:: Problem description ::
Pictures stay out. Extract the lines below from the first one through the line with "GREEN = '#16AD4A'", both included.

:: Dataset extract ::
* START *

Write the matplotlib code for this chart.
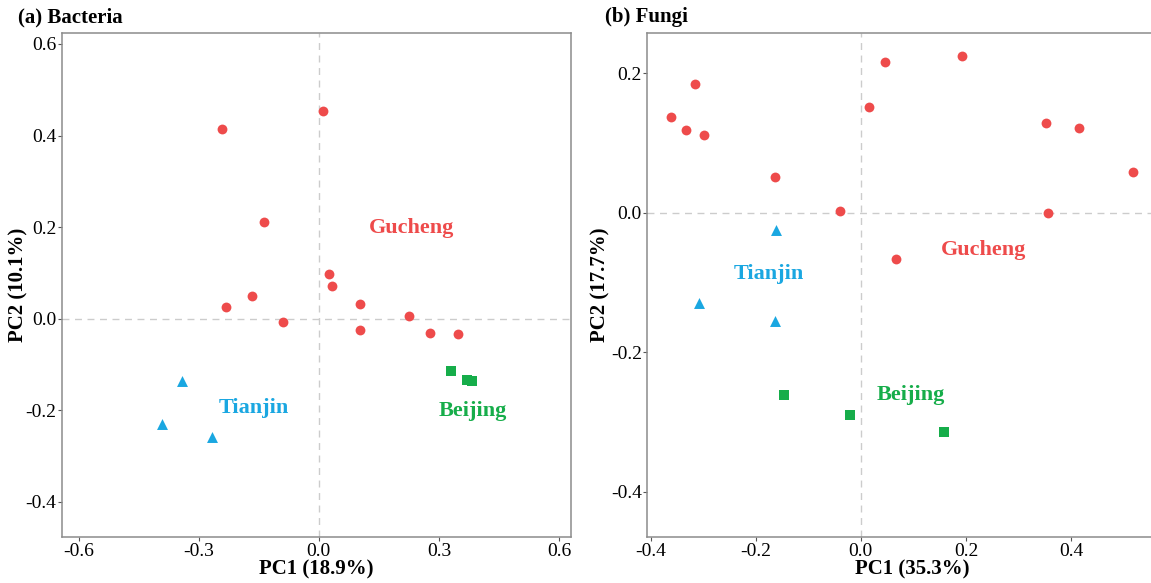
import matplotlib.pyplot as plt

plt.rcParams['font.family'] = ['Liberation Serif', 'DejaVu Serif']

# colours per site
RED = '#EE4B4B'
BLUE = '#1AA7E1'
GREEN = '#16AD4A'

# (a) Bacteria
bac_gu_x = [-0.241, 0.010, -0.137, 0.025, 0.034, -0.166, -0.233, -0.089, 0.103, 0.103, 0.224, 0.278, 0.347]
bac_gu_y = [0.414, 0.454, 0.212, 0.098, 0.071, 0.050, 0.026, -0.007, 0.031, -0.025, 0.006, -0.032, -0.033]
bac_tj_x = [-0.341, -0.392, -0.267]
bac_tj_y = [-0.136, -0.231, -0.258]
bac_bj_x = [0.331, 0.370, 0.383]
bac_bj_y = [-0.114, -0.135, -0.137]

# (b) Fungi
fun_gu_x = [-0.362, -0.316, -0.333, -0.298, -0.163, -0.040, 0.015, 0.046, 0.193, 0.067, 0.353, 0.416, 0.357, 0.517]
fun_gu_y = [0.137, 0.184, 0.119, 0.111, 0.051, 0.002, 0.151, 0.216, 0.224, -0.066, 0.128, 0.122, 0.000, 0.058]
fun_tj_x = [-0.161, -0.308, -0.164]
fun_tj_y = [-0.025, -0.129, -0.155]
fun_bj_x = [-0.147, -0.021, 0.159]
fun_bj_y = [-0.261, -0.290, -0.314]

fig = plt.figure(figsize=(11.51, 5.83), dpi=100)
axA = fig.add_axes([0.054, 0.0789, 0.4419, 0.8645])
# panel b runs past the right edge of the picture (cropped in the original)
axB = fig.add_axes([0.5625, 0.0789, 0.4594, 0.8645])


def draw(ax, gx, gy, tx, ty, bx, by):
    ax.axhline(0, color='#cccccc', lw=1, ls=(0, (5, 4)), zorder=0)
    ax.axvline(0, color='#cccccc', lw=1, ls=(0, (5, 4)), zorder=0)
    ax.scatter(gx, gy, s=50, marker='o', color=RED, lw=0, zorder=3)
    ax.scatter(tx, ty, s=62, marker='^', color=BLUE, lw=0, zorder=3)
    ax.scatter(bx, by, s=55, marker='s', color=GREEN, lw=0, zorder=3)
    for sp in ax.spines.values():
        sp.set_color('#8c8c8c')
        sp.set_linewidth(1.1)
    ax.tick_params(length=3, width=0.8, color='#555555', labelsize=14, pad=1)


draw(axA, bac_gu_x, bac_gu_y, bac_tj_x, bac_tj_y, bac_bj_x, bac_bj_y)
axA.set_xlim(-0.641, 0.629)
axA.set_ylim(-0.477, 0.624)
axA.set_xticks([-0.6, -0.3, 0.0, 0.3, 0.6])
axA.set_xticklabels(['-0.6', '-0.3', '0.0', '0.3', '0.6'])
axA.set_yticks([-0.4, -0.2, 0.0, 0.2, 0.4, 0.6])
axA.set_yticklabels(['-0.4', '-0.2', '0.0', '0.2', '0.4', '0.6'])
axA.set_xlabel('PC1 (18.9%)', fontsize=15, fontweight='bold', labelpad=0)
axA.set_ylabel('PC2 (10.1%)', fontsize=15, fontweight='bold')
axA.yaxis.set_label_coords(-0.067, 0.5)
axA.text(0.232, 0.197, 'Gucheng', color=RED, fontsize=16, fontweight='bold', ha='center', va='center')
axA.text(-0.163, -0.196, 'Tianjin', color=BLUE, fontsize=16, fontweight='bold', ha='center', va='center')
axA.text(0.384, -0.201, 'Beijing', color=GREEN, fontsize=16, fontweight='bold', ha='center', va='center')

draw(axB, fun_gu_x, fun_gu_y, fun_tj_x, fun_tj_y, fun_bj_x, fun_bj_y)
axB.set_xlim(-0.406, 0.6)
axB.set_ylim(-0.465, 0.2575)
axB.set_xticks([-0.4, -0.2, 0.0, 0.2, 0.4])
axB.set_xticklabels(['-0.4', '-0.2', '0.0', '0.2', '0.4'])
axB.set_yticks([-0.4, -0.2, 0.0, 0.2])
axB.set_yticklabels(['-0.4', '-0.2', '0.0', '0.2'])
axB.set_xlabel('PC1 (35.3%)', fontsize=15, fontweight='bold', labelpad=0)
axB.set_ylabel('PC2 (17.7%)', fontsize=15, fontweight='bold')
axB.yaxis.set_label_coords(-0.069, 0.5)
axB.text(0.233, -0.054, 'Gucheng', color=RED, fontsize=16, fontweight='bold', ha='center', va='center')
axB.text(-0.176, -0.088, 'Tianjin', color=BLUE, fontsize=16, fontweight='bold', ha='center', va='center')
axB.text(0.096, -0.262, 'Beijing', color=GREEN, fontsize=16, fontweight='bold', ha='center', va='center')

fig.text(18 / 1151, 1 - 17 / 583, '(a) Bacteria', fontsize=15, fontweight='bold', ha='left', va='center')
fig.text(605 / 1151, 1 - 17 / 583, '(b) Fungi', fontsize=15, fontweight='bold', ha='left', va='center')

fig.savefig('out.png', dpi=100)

* END *

:: Written answer ::
Write the matplotlib code for this chart.
import matplotlib.pyplot as plt

plt.rcParams['font.family'] = ['Liberation Serif', 'DejaVu Serif']

# colours per site
RED = '#EE4B4B'
BLUE = '#1AA7E1'
GREEN = '#16AD4A'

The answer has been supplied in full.